A permanent move to Peterborough quickly followed, and after just 20 appearances for the Championship side, he was stepping up again in a £6m move to Crystal Palace. Things didn’t really work out at Selhurst Park, with first Tony Pulis and then Alan Pardew having reservations about his ability to lead the line in the top-flight.

Pardew started playing Gayle on the flank, and decided Christian Benteke’s physical attributes were more to his liking. Palace’s loss was undoubtedly Newcastle’s gain, and Gayle’s 13 Championship goals are a key reason why the Magpies will kick off this afternoon’s game with a five-point lead at the top of the table.

The 25-year-old has scored nine goals in his last six Championship matches – “it’s easily the best run of my career, unless you count Stansted” – but remains grounded because he knows how far he has come, and how easy it would be to return.

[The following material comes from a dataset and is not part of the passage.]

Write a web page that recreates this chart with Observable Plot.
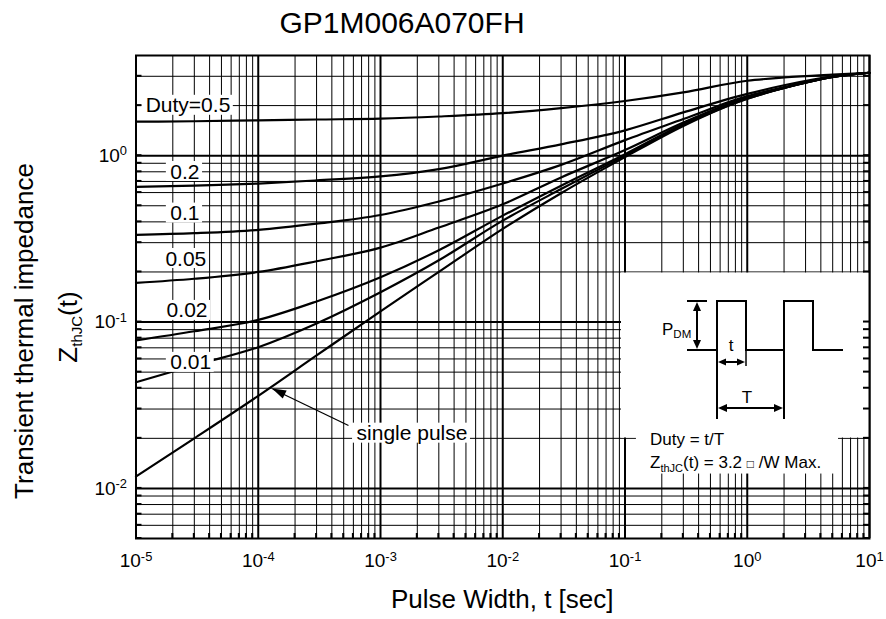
<!DOCTYPE html>
<html><head><meta charset="utf-8">
<script src="https://cdn.jsdelivr.net/npm/d3@7"></script>
<script src="https://cdn.jsdelivr.net/npm/@observablehq/plot@0.6"></script>
<style>body{margin:0;background:#fff} svg{display:block}</style>
</head><body><div id="chart"></div>
<script>
// ---- data ----
const pulseWidth = [1e-5, 3e-5, 1e-4, 3e-4, 1e-3, 3e-3, 1e-2, 3e-2, 0.1, 0.3, 1, 2, 5, 10];
const duty05   = [1.60, 1.61, 1.63, 1.65, 1.67, 1.72, 1.80, 1.93, 2.13, 2.40, 2.82, 2.95, 3.07, 3.15];
const duty02   = [0.65, 0.66, 0.68, 0.71, 0.75, 0.83, 1.00, 1.17, 1.42, 1.82, 2.35, 2.65, 3.00, 3.15];
const duty01   = [0.334, 0.342, 0.358, 0.39, 0.44, 0.53, 0.68, 0.88, 1.24, 1.66, 2.28, 2.58, 2.98, 3.15];
const duty005  = [0.172, 0.182, 0.200, 0.232, 0.28, 0.37, 0.51, 0.74, 1.08, 1.58, 2.24, 2.56, 2.97, 3.15];
const duty002  = [0.0776, 0.088, 0.103, 0.133, 0.186, 0.27, 0.436, 0.66, 1.02, 1.55, 2.22, 2.55, 2.97, 3.15];
const duty001  = [0.0435, 0.055, 0.0706, 0.098, 0.151, 0.235, 0.407, 0.63, 1.00, 1.53, 2.20, 2.55, 2.97, 3.15];
const single   = [0.0118, 0.0200, 0.036, 0.063, 0.116, 0.200, 0.363, 0.595, 0.98, 1.51, 2.20, 2.55, 2.97, 3.15];
const seriesKeys = ["0.5", "0.2", "0.1", "0.05", "0.02", "0.01", "single pulse"];
const seriesValues = [duty05, duty02, duty01, duty005, duty002, duty001, single];

const curveLabels = [
  {text: "Duty=0.5", t: 1.2e-5, z: 2},
  {text: "0.2", t: 1.91e-5, z: 0.8},
  {text: "0.1", t: 1.91e-5, z: 0.45},
  {text: "0.05", t: 1.74e-5, z: 0.24},
  {text: "0.02", t: 1.78e-5, z: 0.117},
  {text: "0.01", t: 1.91e-5, z: 0.057},
  {text: "single pulse", t: 6.37e-4, z: 0.0214}
];
const pointerArrow = [{t1: 5.47e-4, z1: 0.0239, t2: 1.31e-4, z2: 0.0396}];
const insetBoxes = [
  {x1: 0.0936, x2: 10, y1: 0.0201, y2: 0.197},
  {x1: 0.124, x2: 5.58, y1: 0.0122, y2: 0.0203}
];

const mantissas = [1, 2, 3, 4, 5, 6, 7, 8, 9];
const xDecades = [-5, -4, -3, -2, -1, 0];
const xTicks = [1e-5, 1e-4, 1e-3, 1e-2, 1e-1, 1, 10];
const yTicks = [0.01, 0.1, 1];
const xGridMinor = xDecades.flatMap(e => mantissas.slice(1).map(m => m * 10 ** e));
const yGridMinor = [-3, -2, -1, 0].flatMap(e => mantissas.slice(1).map(m => m * 10 ** e)).filter(v => v >= 0.005 && v < 4);

const rows = seriesKeys.flatMap((k, i) => pulseWidth.map((t, j) => ({series: k, t, z: seriesValues[i][j]})));
const fmt = d => "10^" + Math.round(Math.log10(d));

const plot = Plot.plot({
  width: 886, height: 619,
  marginLeft: 135.5, marginRight: 17, marginTop: 55, marginBottom: 81,
  style: {fontFamily: '"Liberation Sans", Arial, sans-serif', fontSize: "19px", background: "white", color: "#000"},
  x: {type: "log", domain: [1e-5, 10]},
  y: {type: "log", domain: [0.005, 4]},
  marks: [
    Plot.ruleX(xGridMinor, {stroke: "#000", strokeWidth: 1}),
    Plot.ruleX(xTicks, {stroke: "#000", strokeWidth: 2}),
    Plot.ruleY(yGridMinor, {stroke: "#000", strokeWidth: 1}),
    Plot.ruleY(yTicks, {stroke: "#000", strokeWidth: 2}),
    Plot.rect(insetBoxes, {x1: "x1", x2: "x2", y1: "y1", y2: "y2", fill: "white"}),
    Plot.line(rows, {x: "t", y: "z", z: "series", curve: "monotone-x", stroke: "#000", strokeWidth: 2.2}),
    Plot.link(pointerArrow, {x1: "t1", y1: "z1", x2: "t2", y2: "z2", stroke: "#000", strokeWidth: 1.3}),
    Plot.text(curveLabels, {x: "t", y: "z", text: "text", textAnchor: "start", fontSize: 21, fill: "#000"}),
    Plot.frame({stroke: "#000", strokeWidth: 2}),
    Plot.axisX(xTicks, {tickSize: 0, tickPadding: 15, tickFormat: fmt, label: null, fontSize: 19}),
    Plot.axisY(yTicks, {tickSize: 0, tickPadding: 9, tickFormat: fmt, label: null, fontSize: 19})
  ]
});
document.getElementById("chart").appendChild(plot);

const svg = d3.select(plot);
const xS = plot.scale("x"), yS = plot.scale("y");
const X = v => xS.apply(v), Y = v => yS.apply(v);

// superscript exponents on tick labels
svg.selectAll('g[aria-label="x-axis tick label"] text, g[aria-label="y-axis tick label"] text').each(function () {
  const s = this.textContent;
  if (!s.includes("^")) return;
  const [b, e] = s.split("^");
  const t = d3.select(this);
  t.text(null);
  t.append("tspan").text(b);
  t.append("tspan").attr("dy", "-0.5em").attr("font-size", "0.68em").text(e);
});

// white boxes behind curve labels
const labNode = svg.select('g[aria-label="text"]').node();
const bg = d3.select(labNode.parentNode.insertBefore(document.createElementNS("http://www.w3.org/2000/svg", "g"), labNode));
d3.select(labNode).selectAll("text").each(function () {
  const b = this.getBBox();
  const tr = this.getAttribute("transform");
  const r = bg.append("rect").attr("x", b.x - 4).attr("y", b.y + 2).attr("width", b.width + 7).attr("height", b.height - 3).attr("fill", "white");
  if (tr) r.attr("transform", tr);
  if (this.getAttribute("x")) r.attr("x", +this.getAttribute("x") * 0 + b.x - 4);
});

function head(g, tx, ty, dx, dy, len, hw) {
  const n = Math.hypot(dx, dy); dx /= n; dy /= n;
  const bx = tx - dx * len, by = ty - dy * len, px = -dy, py = dx;
  g.append("polygon").attr("points", `${tx},${ty} ${bx + px * hw},${by + py * hw} ${bx - px * hw},${by - py * hw}`).attr("fill", "#000");
}

// pointer head for "single pulse"
const pa = pointerArrow[0];
const overlay = svg.append("g");
head(overlay, X(pa.t2), Y(pa.z2), X(pa.t2) - X(pa.t1), Y(pa.z2) - Y(pa.z1), 14, 4.5);

// tick stubs (inward)
const stub = svg.append("g").attr("stroke", "#000").attr("stroke-width", 2);
const x0 = X(1e-5), x1 = X(10), y0 = Y(0.005);
xGridMinor.forEach(v => { const x = X(v); stub.append("line").attr("x1", x).attr("x2", x).attr("y1", y0).attr("y2", y0 - 5); });
[...yGridMinor, ...yTicks].forEach(v => { const y = Y(v);
  stub.append("line").attr("x1", x0).attr("x2", x0 + 6).attr("y1", y).attr("y2", y);
  stub.append("line").attr("x1", x1).attr("x2", x1 - 6).attr("y1", y).attr("y2", y); });

// titles
const font = '"Liberation Sans", Arial, sans-serif';
svg.append("text").attr("x", 402).attr("y", 33).attr("text-anchor", "middle").attr("font-size", 30).attr("font-family", font).attr("fill", "#000").text("GP1M006A070FH");
svg.append("text").attr("x", (x0 + x1) / 2).attr("y", 608).attr("text-anchor", "middle").attr("font-size", 26).attr("font-family", font).attr("fill", "#000").text("Pulse Width, t [sec]");
svg.append("text").attr("transform", "translate(33,331) rotate(-90)").attr("text-anchor", "middle").attr("font-size", 26).attr("font-family", font).attr("fill", "#000").text("Transient thermal impedance");
const zl = svg.append("text").attr("transform", "translate(77,327) rotate(-90)").attr("text-anchor", "middle").attr("font-size", 26).attr("font-family", font).attr("fill", "#000");
zl.append("tspan").text("Z");
zl.append("tspan").attr("font-size", 15).attr("dy", 5).text("thJC");
zl.append("tspan").attr("dy", -5).text("(t)");

// inset schematic
const ins = svg.append("g").attr("font-family", font).attr("fill", "#000").attr("text-anchor", "start");
ins.append("path").attr("d", "M687,350H717V301H746V350H784V301H813V350H843").attr("fill", "none").attr("stroke", "#000").attr("stroke-width", 2);
ins.append("path").attr("d", "M687,301H707M717,350V419M784,350V419").attr("fill", "none").attr("stroke", "#000").attr("stroke-width", 2);
ins.append("path").attr("d", "M746,350V366").attr("fill", "none").attr("stroke", "#000").attr("stroke-width", 1.5);
ins.append("path").attr("d", "M697,305V346M721,362H742M721,408H780").attr("fill", "none").attr("stroke", "#000").attr("stroke-width", 2);
head(ins, 697, 302, 0, -1, 9, 4); head(ins, 697, 349, 0, 1, 9, 4);
head(ins, 718, 362, -1, 0, 8, 3.5); head(ins, 745, 362, 1, 0, 8, 3.5);
head(ins, 718, 408, -1, 0, 9, 4); head(ins, 783, 408, 1, 0, 9, 4);
const pdm = ins.append("text").attr("x", 662).attr("y", 335).attr("font-size", 17).attr("text-anchor", "start");
pdm.append("tspan").text("P");
pdm.append("tspan").attr("font-size", 11.5).attr("dy", 2.5).text("DM");
ins.append("text").attr("x", 731).attr("y", 351).attr("text-anchor", "middle").attr("font-size", 17).text("t");
ins.append("text").attr("x", 747).attr("y", 403).attr("text-anchor", "middle").attr("font-size", 17).text("T");
ins.append("text").attr("x", 650).attr("y", 445).attr("font-size", 17).attr("text-anchor", "start").text("Duty = t/T");
const zt = ins.append("text").attr("x", 650).attr("y", 468).attr("font-size", 17).attr("text-anchor", "start");
zt.append("tspan").text("Z");
zt.append("tspan").attr("font-size", 11).attr("dy", 4).text("thJC");
zt.append("tspan").attr("dy", -4).text("(t) = 3.2 ");
zt.append("tspan").attr("font-size", 12).text("\u25A1");
zt.append("tspan").text(" /W Max.");
</script>
</body></html>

He might have been involved in some unsavoury tabloid headlines earlier this month when he was the victim of an alleged attack in a Liverpool nightclub – “the papers made a lot of that, but pretty much everything they said didn’t happen” – but this is no flashy footballer desperate to flaunt his fame and finances.

Gayle still remembers how to hang a door or fit a skirting board, and his experiences from five or six years ago continue to colour the way he lives his life.

“It definitely makes you appreciate things more,” he said. “I was working for a lot of years before I turned professional, and that experience makes you understand a bit more about life.

“Maybe I appreciate things a bit more now. Just coming from the pitches I used to play on, and the freezing cold nights when you could barely feel your feet, you have a special kind of feeling about what you’ve got now.

“Every time I come in to training, I’m buzzing about being able to use facilities like this. It makes you so happy to come into work every day, and playing in front of 52,000 people is a bit of a dream come true. When I was starting out, I was lucky if I was playing in front of 500. They were still good days though!”